• Set task:
Retype all material exactly. Pictures stay out of the copy.

• Recorded information:
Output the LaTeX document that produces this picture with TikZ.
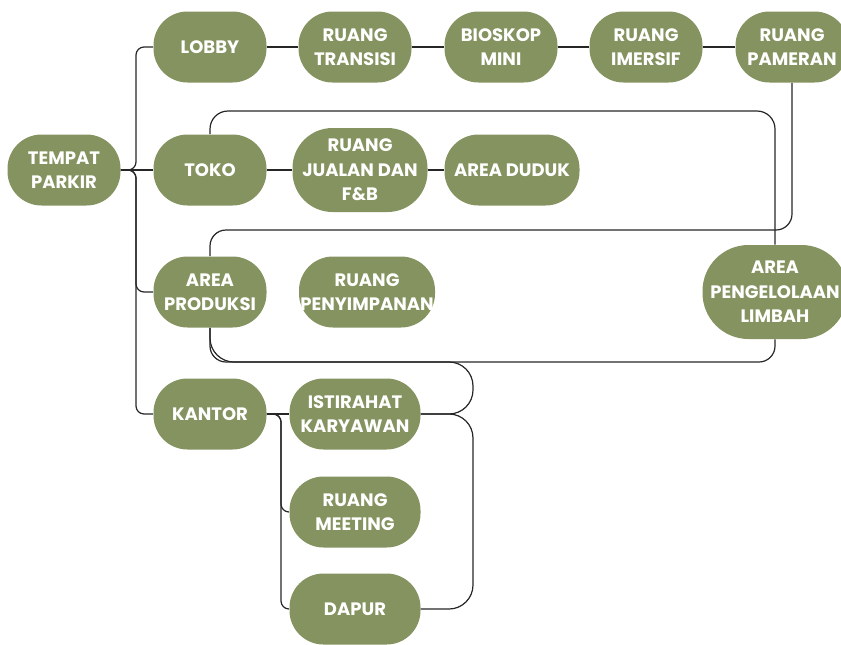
\documentclass[tikz,border=0pt]{standalone}
\usepackage{fontspec}
\setmainfont{Poppins}
\definecolor{sage}{HTML}{84935F}
\tikzset{
  room/.style={fill=sage, text=white, rounded corners=17pt, inner sep=0pt,
    minimum width=56.5pt, minimum height=35.5pt, align=center,
    font=\bfseries\fontsize{9}{12.25}\selectfont},
  link/.style={draw=black!85, line width=0.6pt, rounded corners=4pt},
}
\begin{document}
\begin{tikzpicture}[x=0.5pt,y=-0.5pt]
  \useasboundingbox (0,0) rectangle (841,644);
  % rooms
  \node[room] (parkir) at (64,170) {TEMPAT\\PARKIR};
  \node[room] (lobby) at (210,47) {LOBBY};
  \node[room] (transisi) at (355,47) {RUANG\\TRANSISI};
  \node[room] (bioskop) at (501,47) {BIOSKOP\\MINI};
  \node[room] (imersif) at (646,47) {RUANG\\IMERSIF};
  \node[room] (pameran) at (792,47) {RUANG\\PAMERAN};
  \node[room] (toko) at (210,170) {TOKO};
  \node[room, minimum width=67.5pt, minimum height=42pt, rounded corners=20pt] (jualan) at (360,170) {RUANG\\JUALAN DAN\\F\&B};
  \node[room, minimum width=67.5pt] (duduk) at (512,170) {AREA DUDUK};
  \node[room] (produksi) at (210,292) {AREA\\PRODUKSI};
  \node[room, minimum width=68pt] (simpan) at (367,292) {RUANG\\PENYIMPANAN};
  \node[room, minimum width=72.5pt, minimum height=47pt, rounded corners=23pt] (limbah) at (775,292) {AREA\\PENGELOLAAN\\LIMBAH};
  \node[room] (kantor) at (210,414) {KANTOR};
  \node[room, minimum width=65.5pt] (istirahat) at (355,414) {ISTIRAHAT\\KARYAWAN};
  \node[room, minimum width=65.5pt] (meeting) at (355,512) {RUANG\\MEETING};
  \node[room, minimum width=65.5pt] (dapur) at (355,609) {DAPUR};
  % from the parking
  \draw[link] (parkir.east) -- (toko.west);
  \foreach \r/\y in {lobby/47, produksi/292, kantor/414}
    \draw[link] (parkir.east) -- (136,170) -- (136,\y) -- (\r.west);
  % chains
  \foreach \a/\b in {lobby/transisi, transisi/bioskop, bioskop/imersif, imersif/pameran, toko/jualan, jualan/duduk, kantor/istirahat}
    \draw[link] (\a) -- (\b);
  % loops
  \draw[link, rounded corners=9pt] (toko.north) -- (210,111) -- (775,111) -- (limbah.north);
  \draw[link, rounded corners=8pt] (pameran.south) -- (792,230) -- (210,230) -- (produksi.north);
  \draw[link, rounded corners=8pt] (limbah.south) -- (775,362) -- (210,362) -- (produksi.south);
  \draw[link, rounded corners=12pt] (istirahat.east) -- (473,414) -- (473,362) -- (210,362) -- (produksi.south);
  \draw[link, rounded corners=12pt] (istirahat.east) -- (473,414) -- (473,609) -- (dapur.east);
  % office wing
  \foreach \r/\y in {meeting/512, dapur/609}
    \draw[link] (kantor.east) -- (281,414) -- (281,\y) -- (\r.west);
\end{tikzpicture}
\end{document}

• Answer:
Output the LaTeX document that produces this picture with TikZ.
\documentclass[tikz,border=0pt]{standalone}
\usepackage{fontspec}
\setmainfont{Poppins}
\definecolor{sage}{HTML}{84935F}
\tikzset{
  room/.style={fill=sage, text=white, rounded corners=17pt, inner sep=0pt,
    minimum width=56.5pt, minimum height=35.5pt, align=center,
    font=\bfseries\fontsize{9}{12.25}\selectfont},
  link/.style={draw=black!85, line width=0.6pt, rounded corners=4pt},
}
\begin{document}
\begin{tikzpicture}[x=0.5pt,y=-0.5pt]
  \useasboundingbox (0,0) rectangle (841,644);
  % rooms
  \node[room] (parkir) at (64,170) {TEMPAT\\PARKIR};
  \node[room] (lobby) at (210,47) {LOBBY};
  \node[room] (transisi) at (355,47) {RUANG\\TRANSISI};
  \node[room] (bioskop) at (501,47) {BIOSKOP\\MINI};
  \node[room] (imersif) at (646,47) {RUANG\\IMERSIF};
  \node[room] (pameran) at (792,47) {RUANG\\PAMERAN};
  \node[room] (toko) at (210,170) {TOKO};
  \node[room, minimum width=67.5pt, minimum height=42pt, rounded corners=20pt] (jualan) at (360,170) {RUANG\\JUALAN DAN\\F\&B};
  \node[room, minimum width=67.5pt] (duduk) at (512,170) {AREA DUDUK};
  \node[room] (produksi) at (210,292) {AREA\\PRODUKSI};
  \node[room, minimum width=68pt] (simpan) at (367,292) {RUANG\\PENYIMPANAN};
  \node[room, minimum width=72.5pt, minimum height=47pt, rounded corners=23pt] (limbah) at (775,292) {AREA\\PENGELOLAAN\\LIMBAH};
  \node[room] (kantor) at (210,414) {KANTOR};
  \node[room, minimum width=65.5pt] (istirahat) at (355,414) {ISTIRAHAT\\KARYAWAN};
  \node[room, minimum width=65.5pt] (meeting) at (355,512) {RUANG\\MEETING};
  \node[room, minimum width=65.5pt] (dapur) at (355,609) {DAPUR};
  % from the parking
  \draw[link] (parkir.east) -- (toko.west);
  \foreach \r/\y in {lobby/47, produksi/292, kantor/414}
    \draw[link] (parkir.east) -- (136,170) -- (136,\y) -- (\r.west);
  % chains
  \foreach \a/\b in {lobby/transisi, transisi/bioskop, bioskop/imersif, imersif/pameran, toko/jualan, jualan/duduk, kantor/istirahat}
    \draw[link] (\a) -- (\b);
  % loops
  \draw[link, rounded corners=9pt] (toko.north) -- (210,111) -- (775,111) -- (limbah.north);
  \draw[link, rounded corners=8pt] (pameran.south) -- (792,230) -- (210,230) -- (produksi.north);
  \draw[link, rounded corners=8pt] (limbah.south) -- (775,362) -- (210,362) -- (produksi.south);
  \draw[link, rounded corners=12pt] (istirahat.east) -- (473,414) -- (473,362) -- (210,362) -- (produksi.south);
  \draw[link, rounded corners=12pt] (istirahat.east) -- (473,414) -- (473,609) -- (dapur.east);
  % office wing
  \foreach \r/\y in {meeting/512, dapur/609}
    \draw[link] (kantor.east) -- (281,414) -- (281,\y) -- (\r.west);
\end{tikzpicture}
\end{document}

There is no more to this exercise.